January 9, 2013

Guitar Highway Rose

Guitar Highway Rose
Brigid Lowry
This edition 2004
First Published 1997
Teen Realistic Fiction

Goodreads Summary
Two Aussie teens hitchhike across Australia in this runaway bestseller about the teenage quest for freedom Fifteen-year-old Rosie Moon is ready for adventure. Popular and smart, Rosie is usually the good girl. But, on the first day of tenth grade, Rosie is immediately attracted to Asher, the mysterious new boy with dreadlocks. When the two pair up for a poetry assignment, a relationship forms. When Asher is falsely accused of stealing someone's wallet, he and Rosie hitchhike up the Australian coast.

Firstly I was recommended to read this book by an 11 year old student of mine.  It was her top book for 2012.  Upon reading it, I loved it, however I did think perhaps 13 years and up would be a more suitable age. Miss 11 year old is a sophisticated reader and I could actually imagine her writing just such a creative and quirky book in a few years time, so I think the exception rather than the rule here.

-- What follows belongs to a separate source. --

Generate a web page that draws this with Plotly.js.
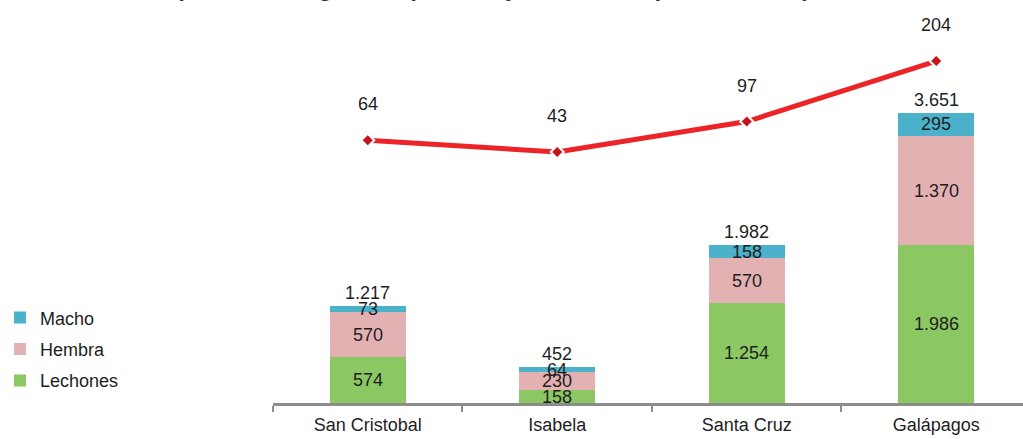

This book has a seemingly ordinary plot, although a few surprises towards the end had me engaged to the finish. It is not the plot however that makes this book, rather it is the characters and the way in which the story is told.  A wide mix of writing forms are used, at first I found it a little disconcerting, but I was soon loving it.  Imagine this whole paragraph with out a capital or full stop. Every teacher's dread usually! There were paragraphs like this, taking the reader into the head of a 15 year old boy, and it worked. Other forms are diary, streams of consciousness, poetry, police notes..... and so it goes on.  The reader is taken into conversations and characters minds and feelings, hopes, nightmares.  In this way the story is told.

I felt close to the characters, I laughed at some of the conversations, Brigid Lowry had how a four year old talks and an eight year old does, and how a look down yer nose teacher talks. It was wonderful.  Perhaps everything ended too happily? Is that how it works really? Not always, however I still love the way it did finish. There is so much in this book that could open discussion, wishing I taught slightly older students.

I would recommend this book to every teacher and every parent of teens, as well as teens themselves.